Exercise goal
Restate, exactly and only, the lines from the first through the line containing "od = [0.31, 0.88, 1.19, 1.55, 2.15, 2.40, 2.53, 2.79]".

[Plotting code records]
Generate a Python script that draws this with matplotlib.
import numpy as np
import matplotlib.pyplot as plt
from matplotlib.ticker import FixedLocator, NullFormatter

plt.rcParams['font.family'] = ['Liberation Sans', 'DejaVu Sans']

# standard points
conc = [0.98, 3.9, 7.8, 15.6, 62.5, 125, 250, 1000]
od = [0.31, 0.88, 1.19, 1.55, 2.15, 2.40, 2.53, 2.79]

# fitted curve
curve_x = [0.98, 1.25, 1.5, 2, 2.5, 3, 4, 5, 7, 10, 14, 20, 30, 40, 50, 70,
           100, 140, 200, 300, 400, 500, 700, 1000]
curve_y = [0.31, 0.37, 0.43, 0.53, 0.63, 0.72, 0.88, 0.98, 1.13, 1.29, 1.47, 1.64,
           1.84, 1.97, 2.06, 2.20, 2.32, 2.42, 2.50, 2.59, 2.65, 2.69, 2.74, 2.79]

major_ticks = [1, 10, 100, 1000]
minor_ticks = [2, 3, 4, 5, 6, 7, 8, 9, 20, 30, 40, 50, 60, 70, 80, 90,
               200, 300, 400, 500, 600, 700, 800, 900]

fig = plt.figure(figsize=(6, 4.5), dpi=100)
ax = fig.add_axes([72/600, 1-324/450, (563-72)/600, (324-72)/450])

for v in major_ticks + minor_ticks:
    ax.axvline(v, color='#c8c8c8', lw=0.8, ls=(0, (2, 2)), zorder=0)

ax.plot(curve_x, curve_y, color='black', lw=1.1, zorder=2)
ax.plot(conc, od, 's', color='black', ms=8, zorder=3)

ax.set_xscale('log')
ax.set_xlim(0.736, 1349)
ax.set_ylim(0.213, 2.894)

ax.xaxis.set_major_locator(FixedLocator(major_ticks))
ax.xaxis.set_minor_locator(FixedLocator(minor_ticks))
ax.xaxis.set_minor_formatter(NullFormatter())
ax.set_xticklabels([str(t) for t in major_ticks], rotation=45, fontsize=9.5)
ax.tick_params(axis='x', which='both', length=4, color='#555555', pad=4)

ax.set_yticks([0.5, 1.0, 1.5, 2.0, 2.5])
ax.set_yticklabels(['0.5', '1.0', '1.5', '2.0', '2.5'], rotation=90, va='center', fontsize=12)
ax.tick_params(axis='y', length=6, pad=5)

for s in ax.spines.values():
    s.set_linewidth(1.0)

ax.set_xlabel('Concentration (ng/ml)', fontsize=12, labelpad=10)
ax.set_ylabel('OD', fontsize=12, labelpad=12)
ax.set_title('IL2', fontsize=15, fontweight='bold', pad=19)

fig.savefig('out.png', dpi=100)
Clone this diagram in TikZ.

Expected output
Generate a Python script that draws this with matplotlib.
import numpy as np
import matplotlib.pyplot as plt
from matplotlib.ticker import FixedLocator, NullFormatter

plt.rcParams['font.family'] = ['Liberation Sans', 'DejaVu Sans']

# standard points
conc = [0.98, 3.9, 7.8, 15.6, 62.5, 125, 250, 1000]
od = [0.31, 0.88, 1.19, 1.55, 2.15, 2.40, 2.53, 2.79]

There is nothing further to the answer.